__WHAT YOU NEED TO DO__
Nothing in the data should change when you return it, but leave the pictures out.

__THE RECORDS__
········

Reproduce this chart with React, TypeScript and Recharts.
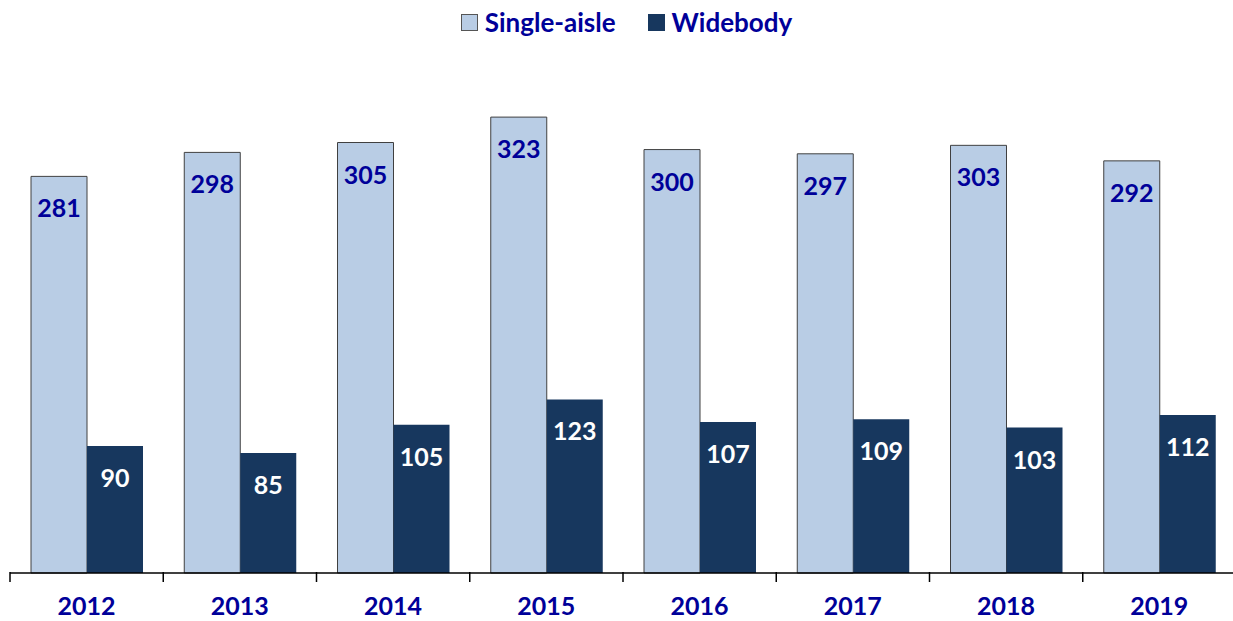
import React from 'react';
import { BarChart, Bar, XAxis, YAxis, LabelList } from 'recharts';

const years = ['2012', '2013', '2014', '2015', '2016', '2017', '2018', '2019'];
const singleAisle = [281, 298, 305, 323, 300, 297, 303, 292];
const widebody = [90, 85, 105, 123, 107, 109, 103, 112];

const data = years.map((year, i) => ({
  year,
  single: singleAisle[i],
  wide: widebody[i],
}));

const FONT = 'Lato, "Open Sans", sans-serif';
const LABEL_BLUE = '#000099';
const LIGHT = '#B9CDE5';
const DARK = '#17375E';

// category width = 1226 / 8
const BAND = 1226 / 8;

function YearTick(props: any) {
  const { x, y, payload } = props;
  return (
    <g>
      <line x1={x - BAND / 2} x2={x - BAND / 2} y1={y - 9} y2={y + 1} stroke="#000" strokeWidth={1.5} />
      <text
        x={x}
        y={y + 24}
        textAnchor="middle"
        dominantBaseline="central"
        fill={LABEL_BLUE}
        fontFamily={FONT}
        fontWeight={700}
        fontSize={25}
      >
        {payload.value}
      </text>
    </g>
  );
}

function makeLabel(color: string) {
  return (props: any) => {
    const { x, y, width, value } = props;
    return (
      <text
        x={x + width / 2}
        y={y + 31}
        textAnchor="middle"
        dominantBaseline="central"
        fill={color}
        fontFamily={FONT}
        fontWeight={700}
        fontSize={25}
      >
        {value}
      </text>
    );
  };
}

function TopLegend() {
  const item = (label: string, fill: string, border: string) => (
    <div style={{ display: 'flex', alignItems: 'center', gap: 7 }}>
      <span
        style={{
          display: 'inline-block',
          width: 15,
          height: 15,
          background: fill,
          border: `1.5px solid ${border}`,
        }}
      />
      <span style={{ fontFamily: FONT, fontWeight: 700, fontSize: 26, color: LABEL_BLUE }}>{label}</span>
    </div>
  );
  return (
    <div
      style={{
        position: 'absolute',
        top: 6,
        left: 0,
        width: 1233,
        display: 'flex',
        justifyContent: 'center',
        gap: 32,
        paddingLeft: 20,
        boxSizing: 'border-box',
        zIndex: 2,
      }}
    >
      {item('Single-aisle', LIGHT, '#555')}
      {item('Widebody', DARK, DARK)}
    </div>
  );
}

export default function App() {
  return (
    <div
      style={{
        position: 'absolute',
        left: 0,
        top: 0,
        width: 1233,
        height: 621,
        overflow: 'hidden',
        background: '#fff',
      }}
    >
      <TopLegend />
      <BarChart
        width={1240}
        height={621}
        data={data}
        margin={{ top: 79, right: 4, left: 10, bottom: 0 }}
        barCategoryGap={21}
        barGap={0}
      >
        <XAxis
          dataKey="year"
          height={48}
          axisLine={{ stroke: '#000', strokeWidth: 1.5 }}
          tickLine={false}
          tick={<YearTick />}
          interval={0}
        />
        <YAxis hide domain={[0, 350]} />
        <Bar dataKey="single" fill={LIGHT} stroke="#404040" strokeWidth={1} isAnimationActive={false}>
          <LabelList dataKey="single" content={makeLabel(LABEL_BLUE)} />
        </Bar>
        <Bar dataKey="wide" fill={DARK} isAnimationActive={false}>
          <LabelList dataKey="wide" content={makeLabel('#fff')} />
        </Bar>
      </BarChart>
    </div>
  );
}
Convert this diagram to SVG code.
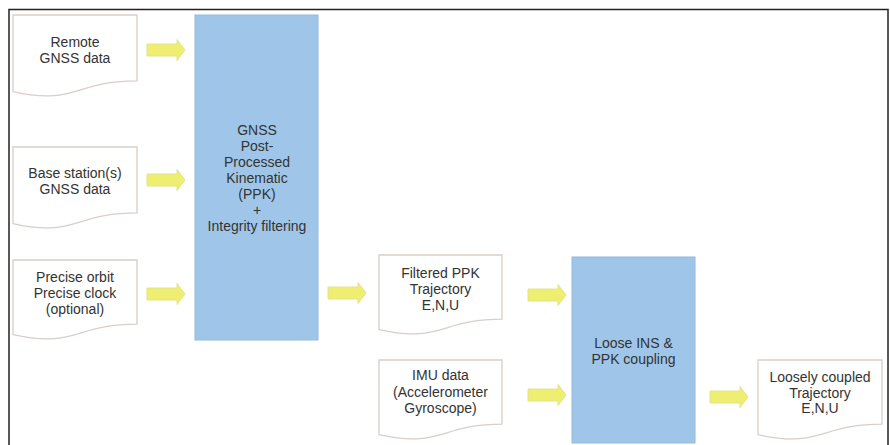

········

__RESPONSE FOR THIS EXERCISE__
Reproduce this chart with React, TypeScript and Recharts.
import React from 'react';
import { BarChart, Bar, XAxis, YAxis, LabelList } from 'recharts';

const years = ['2012', '2013', '2014', '2015', '2016', '2017', '2018', '2019'];
const singleAisle = [281, 298, 305, 323, 300, 297, 303, 292];
const widebody = [90, 85, 105, 123, 107, 109, 103, 112];

const data = years.map((year, i) => ({
  year,
  single: singleAisle[i],
  wide: widebody[i],
}));

const FONT = 'Lato, "Open Sans", sans-serif';
const LABEL_BLUE = '#000099';
const LIGHT = '#B9CDE5';
const DARK = '#17375E';

// category width = 1226 / 8
const BAND = 1226 / 8;

function YearTick(props: any) {
  const { x, y, payload } = props;
  return (
    <g>
      <line x1={x - BAND / 2} x2={x - BAND / 2} y1={y - 9} y2={y + 1} stroke="#000" strokeWidth={1.5} />
      <text
        x={x}
        y={y + 24}
        textAnchor="middle"
        dominantBaseline="central"
        fill={LABEL_BLUE}
        fontFamily={FONT}
        fontWeight={700}
        fontSize={25}
      >
        {payload.value}
      </text>
    </g>
  );
}

function makeLabel(color: string) {
  return (props: any) => {
    const { x, y, width, value } = props;
    return (
      <text
        x={x + width / 2}
        y={y + 31}
        textAnchor="middle"
        dominantBaseline="central"
        fill={color}
        fontFamily={FONT}
        fontWeight={700}
        fontSize={25}
      >
        {value}
      </text>
    );
  };
}

function TopLegend() {
  const item = (label: string, fill: string, border: string) => (
    <div style={{ display: 'flex', alignItems: 'center', gap: 7 }}>
      <span
        style={{
          display: 'inline-block',
          width: 15,
          height: 15,
          background: fill,
          border: `1.5px solid ${border}`,
        }}
      />
      <span style={{ fontFamily: FONT, fontWeight: 700, fontSize: 26, color: LABEL_BLUE }}>{label}</span>
    </div>
  );
  return (
    <div
      style={{
        position: 'absolute',
        top: 6,
        left: 0,
        width: 1233,
        display: 'flex',
        justifyContent: 'center',
        gap: 32,
        paddingLeft: 20,
        boxSizing: 'border-box',
        zIndex: 2,
      }}
    >
      {item('Single-aisle', LIGHT, '#555')}
      {item('Widebody', DARK, DARK)}
    </div>
  );
}

export default function App() {
  return (
    <div
      style={{
        position: 'absolute',
        left: 0,
        top: 0,
        width: 1233,
        height: 621,
        overflow: 'hidden',
        background: '#fff',
      }}
    >
      <TopLegend />
      <BarChart
        width={1240}
        height={621}
        data={data}
        margin={{ top: 79, right: 4, left: 10, bottom: 0 }}
        barCategoryGap={21}
        barGap={0}
      >
        <XAxis
          dataKey="year"
          height={48}
          axisLine={{ stroke: '#000', strokeWidth: 1.5 }}
          tickLine={false}
          tick={<YearTick />}
          interval={0}
        />
        <YAxis hide domain={[0, 350]} />
        <Bar dataKey="single" fill={LIGHT} stroke="#404040" strokeWidth={1} isAnimationActive={false}>
          <LabelList dataKey="single" content={makeLabel(LABEL_BLUE)} />
        </Bar>
        <Bar dataKey="wide" fill={DARK} isAnimationActive={false}>
          <LabelList dataKey="wide" content={makeLabel('#fff')} />
        </Bar>
      </BarChart>
    </div>
  );
}
Convert this diagram to SVG code.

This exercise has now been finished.